#### To be done:
Repeat the material exactly from its first line to the line that includes "from matplotlib.patches import". Skip pictures.

#### Supplied data:
···

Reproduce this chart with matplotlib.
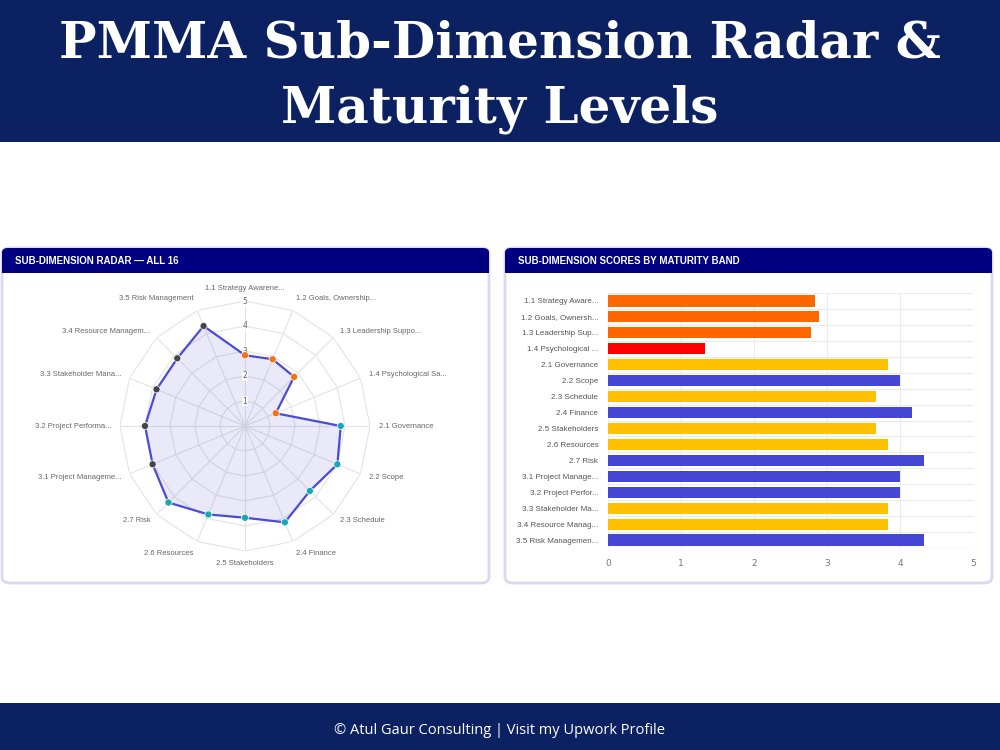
import numpy as np
import matplotlib
matplotlib.use('Agg')
import matplotlib.pyplot as plt
from matplotlib.patches import FancyBboxPatch, Rectangle

# Данные: подизмерения и их оценки
radar_labels = ['1.1 Strategy Awarene...', '1.2 Goals, Ownership...', '1.3 Leadership Suppo...',
                '1.4 Psychological Sa...', '2.1 Governance', '2.2 Scope', '2.3 Schedule',
                '2.4 Finance', '2.5 Stakeholders', '2.6 Resources', '2.7 Risk',
                '3.1 Project Manageme...', '3.2 Project Performa...', '3.3 Stakeholder Mana...',
                '3.4 Resource Managem...', '3.5 Risk Management']
bar_labels = ['1.1 Strategy Aware...', '1.2 Goals, Ownersh...', '1.3 Leadership Sup...',
              '1.4 Psychological ...', '2.1 Governance', '2.2 Scope', '2.3 Schedule',
              '2.4 Finance', '2.5 Stakeholders', '2.6 Resources', '2.7 Risk',
              '3.1 Project Manage...', '3.2 Project Perfor...', '3.3 Stakeholder Ma...',
              '3.4 Resource Manag...', '3.5 Risk Managemen...']
scores = [2.83, 2.89, 2.78, 1.33, 3.83, 4.0, 3.67, 4.17, 3.67, 3.83, 4.33, 4.0, 4.0, 3.83, 3.83, 4.33]
dimension = [1, 1, 1, 1, 2, 2, 2, 2, 2, 2, 2, 3, 3, 3, 3, 3]

dim_colors = {1: '#f07212', 2: '#17a8b2', 3: '#454545'}


def band_color(v):
    # цвет полосы по уровню зрелости
    if v < 2:
        return '#ff0000'
    if v < 3:
        return '#ff6600'
    if v < 4:
        return '#ffc000'
    return '#4646d4'


navy = '#0b2161'
header = '#000080'

fig = plt.figure(figsize=(10, 7.5), dpi=100)
fig.patch.set_facecolor('white')

# Верхний и нижний баннеры
fig.add_artist(Rectangle((0, 1 - 142 / 750), 1, 142 / 750, transform=fig.transFigure,
                         facecolor=navy, edgecolor='none', zorder=-2))
fig.add_artist(Rectangle((0, 0), 1, 47 / 750, transform=fig.transFigure,
                         facecolor=navy, edgecolor='none', zorder=-2))
fig.text(0.5, 1 - 44 / 750, 'PMMA Sub-Dimension Radar &', ha='center', va='center',
         color='white', fontsize=36, fontweight='heavy', family='DejaVu Serif')
fig.text(0.5, 1 - 109 / 750, 'Maturity Levels', ha='center', va='center',
         color='white', fontsize=36, fontweight='heavy', family='DejaVu Serif')
fig.text(0.5, 1 - 730 / 750, '© Atul Gaur Consulting | Visit my Upwork Profile', ha='center',
         va='center', color='white', fontsize=10.5, family='Open Sans')


# Карточки панелей
def card(x0, x1, title):
    y0, y1 = 1 - 583 / 750, 1 - 248 / 750
    fig.add_artist(FancyBboxPatch((x0 / 1000, y0), (x1 - x0) / 1000, y1 - y0,
                                  boxstyle='round,pad=0,rounding_size=0.008',
                                  transform=fig.transFigure, facecolor='white',
                                  edgecolor='#d9d9f3', linewidth=2, zorder=-2))
    fig.add_artist(FancyBboxPatch((x0 / 1000, 1 - 273 / 750), (x1 - x0) / 1000, 25 / 750,
                                  boxstyle='round,pad=0,rounding_size=0.006',
                                  transform=fig.transFigure, facecolor=header,
                                  edgecolor='none', zorder=-1))
    fig.add_artist(Rectangle((x0 / 1000, 1 - 273 / 750), (x1 - x0) / 1000, 10 / 750,
                             transform=fig.transFigure, facecolor=header, edgecolor='none',
                             zorder=-1))
    fig.text((x0 + 13) / 1000, 1 - 261 / 750, title, ha='left', va='center', color='white',
             fontsize=7, fontweight='bold', family='Liberation Sans')


card(2, 489, 'SUB-DIMENSION RADAR — ALL 16')
card(505, 992, 'SUB-DIMENSION SCORES BY MATURITY BAND')

# Радар
n = len(scores)
theta = np.linspace(0, 2 * np.pi, n, endpoint=False)
cx, cy, rad = 245, 426, 125
ax = fig.add_axes([(cx - rad) / 1000, (750 - cy - rad) / 750, 2 * rad / 1000, 2 * rad / 750],
                  projection='polar')
ax.set_theta_offset(np.pi / 2)
ax.set_theta_direction(-1)
ax.set_ylim(0, 5)
ax.grid(False)
ax.spines['polar'].set_visible(False)
ax.set_xticks([])
ax.set_yticks([])
ax.patch.set_alpha(0)

closed = np.append(theta, theta[0])
for lvl in range(1, 6):
    ax.plot(closed, [lvl] * (n + 1), color='#e3e3e3', lw=0.8, zorder=1)
for t in theta:
    ax.plot([t, t], [0, 5], color='#e3e3e3', lw=0.8, zorder=1)

vals = np.append(scores, scores[0])
ax.fill(closed, vals, color='#4b4bd8', alpha=0.12, zorder=2, lw=0)
ax.plot(closed, vals, color='#4b4bd8', lw=1.6, zorder=3)
ax.scatter(theta, scores, c=[dim_colors[d] for d in dimension], s=26, zorder=4,
           edgecolors='white', linewidths=0.5)

for lvl in range(1, 6):
    ax.text(0, lvl, str(lvl), ha='center', va='center', fontsize=5.5, color='#666666',
            zorder=3.5, bbox=dict(facecolor='white', edgecolor='none', pad=0.3, alpha=0.8))

for t, lab in zip(theta, radar_labels):
    s = np.sin(t)
    if abs(s) < 1e-6:
        ha = 'center'
    elif s > 0:
        ha = 'left'
    else:
        ha = 'right'
    c = np.cos(t)
    va = 'bottom' if c > 0.9 else ('top' if c < -0.9 else 'center')
    ax.text(t, 5.35, lab, ha=ha, va=va, fontsize=5.5, color='#666666',
            family='Liberation Sans', clip_on=False)

# Горизонтальная диаграмма
bx = fig.add_axes([0.608, 1 - 548 / 750, 0.365, 255 / 750])
y = np.arange(n)
bx.barh(y, scores, height=0.7, color=[band_color(v) for v in scores], zorder=3)
bx.set_xlim(0, 5)
bx.set_ylim(n - 0.5, -0.5)
bx.set_yticks(y)
bx.set_yticklabels(bar_labels, fontsize=5.8, color='#555555', family='Liberation Sans')
bx.set_xticks(range(6))
bx.set_xticklabels([str(i) for i in range(6)], fontsize=6.5, color='#777777')
bx.tick_params(length=0, pad=8)
bx.tick_params(axis='y', pad=7)
for i in range(6):
    bx.axvline(i, color='#ebebeb', lw=0.8, zorder=1)
for b in np.arange(-0.5, n, 1):
    bx.axhline(b, color='#ebebeb', lw=0.8, zorder=1)
for sp in bx.spines.values():
    sp.set_visible(False)
bx.axhline(n - 0.5, color='#dddddd', lw=0.9, zorder=2)

plt.savefig('out.png', dpi=100)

···

#### Output:
Reproduce this chart with matplotlib.
import numpy as np
import matplotlib
matplotlib.use('Agg')
import matplotlib.pyplot as plt
from matplotlib.patches import FancyBboxPatch, Rectangle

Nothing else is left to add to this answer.